The problem is, it later emerged that the Obama administration defined “combatants” as any male 18 to 65 years old killed in a drone strike,
regardless of who they were or what they were doing. Drone strikes
could thus be “successful” even if they only killed civilians. Even
Abdulrahman al-Awlaki was initially described as one of several
“militants” after the drone strike that killed him in Yemen in 2009.
Al-Awlaki was a 16-year-old boy from Denver, Colorado, who was in Yemen
looking for his American father, the al-Qaeda member Anwar al-Awlaki,
who had been killed in a drone strike two weeks earlier. No “militants”
of any kind were present when Abdulrahman and several young friends were
blown up in an outdoor cafe. The man who ordered the drone strike that
killed the boy, former White House counter-terrorism adviser John
Brennan, has never been investigated or prosecuted for his role in the
killing. Instead, President Barack Obama promoted him to CIA director.



The Australian government is strangely uninterested in the killing of one of its citizens …”
So experience suggests it pays to be highly sceptical of
what anonymous officials say about drone strike victims. And Harvard’s
family disputes the account from the unnamed official — as Schliebs
related, they say Harvard went to Yemen to teach English and that
conversion to Islam had helped him get his life together. Separately,
the Townsville Bulletin
speculated Harvard might have been radicalised at a mosque in
Christchurch, NZ, although there is no known connection with Bin John.
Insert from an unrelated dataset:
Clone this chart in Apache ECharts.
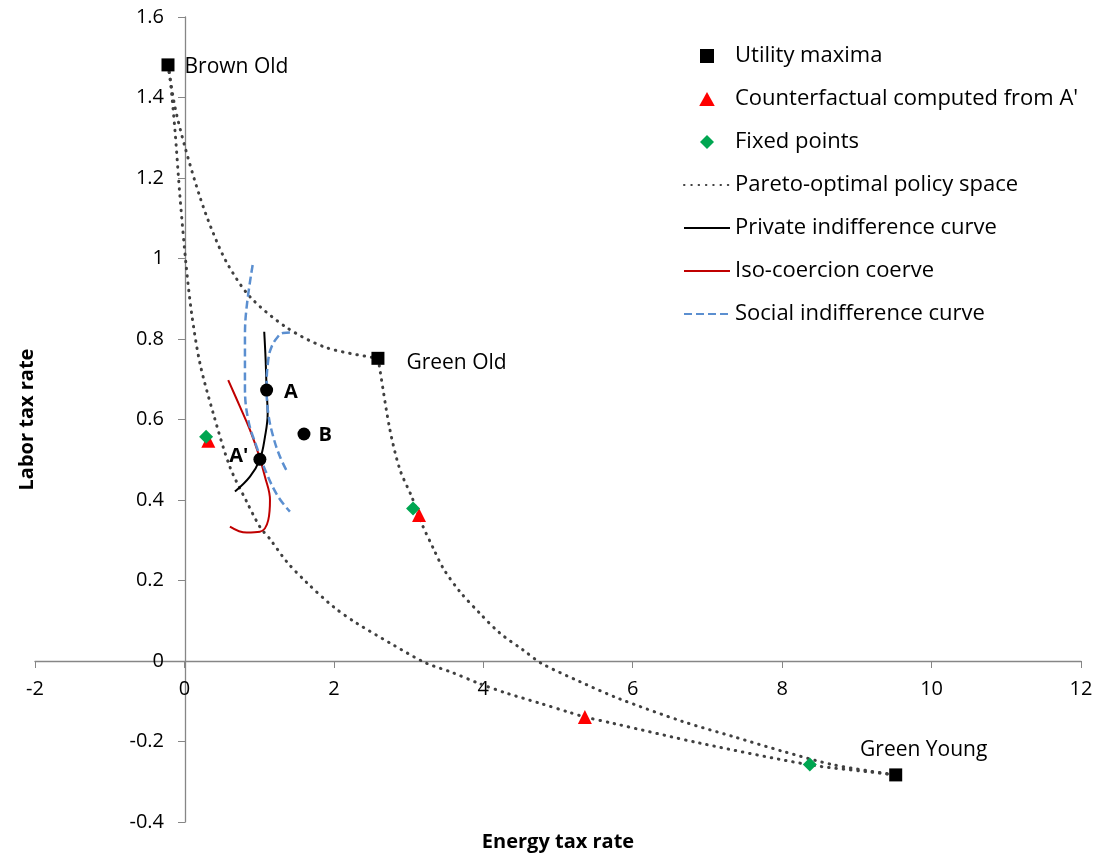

Criticism of the Obama administration’s indiscriminate use
of drones and the civilian death toll they inflicted eventually became
too much, especially when respected figures like former Afghanistan
commander General Stanley McChrystal warned they could prove
counter-productive because of the radicalising effect they had on
civilian target communities. In May last year, Obama revealed he has
established a new set of guidelines for using drones. The actual
guidelines remain classified, but the White House released some details,
including requirements of “near-certainty” that the target is present,
the “near-certainty” that civilians will not be harmed, and that:



… the United States will use
lethal force only against a target that poses a continuing, imminent
threat to U.S. persons. It is simply not the case that all terrorists
pose a continuing, imminent threat to U.S. persons; if a terrorist does
not pose such a threat, the United States will not use lethal force.”
Were the three al-Qaeda militants targeted in the attack
that killed Harvard and Bin John posing a “continuing, imminent threat
to US persons” in the remote province of Hadhramaut, where the strike
took place? If not, it was in breach of the rules Obama himself laid
down. We know of at least one other strike that was in breach of these
new rules —  a strike in Yemen in December
that killed 12 people and injured 15 others when drones targeted a
wedding procession. The Yemeni government later paid compensation to the
families of the killed and injured. Several civilians have also been
killed in a wave of drone strikes in Yemen over the last few days.



What we do know, via Key,
is that Bin John had been known to NZ intelligence services before he’d
left New Zealand, that he was the subject of a warrant by NZ agencies
and, Key says, had links to terrorist organisations. Unlike his
Australian counterpart, or the Obama administration, Key was prepared to
speak officially about individual drone strikes that killed one of his
citizens.



Perhaps Harvard was indeed a “combatant”; perhaps he indeed
was involved in kidnapping westerners. Certainly he was profoundly
foolish to be where he was when he was. But maybe he was in Yemen
teaching English. We don’t know, and we’ll never know. He’ll get no
trial, no opportunity to defend himself, not even the half-baked
“opportunity” terrorism suspects get under Australia’s draconian
anti-terror laws and a Federal Police force with a history of
fabricating evidence. The Australian government is strangely
uninterested in the killing of one of its citizens, having apparently
asked no questions of the Americans about what happened or whether the
strike that killed him complied with the US’ own rules.



And rather than discuss it publicly, it prefers to hide behind anonymous security bureaucrats.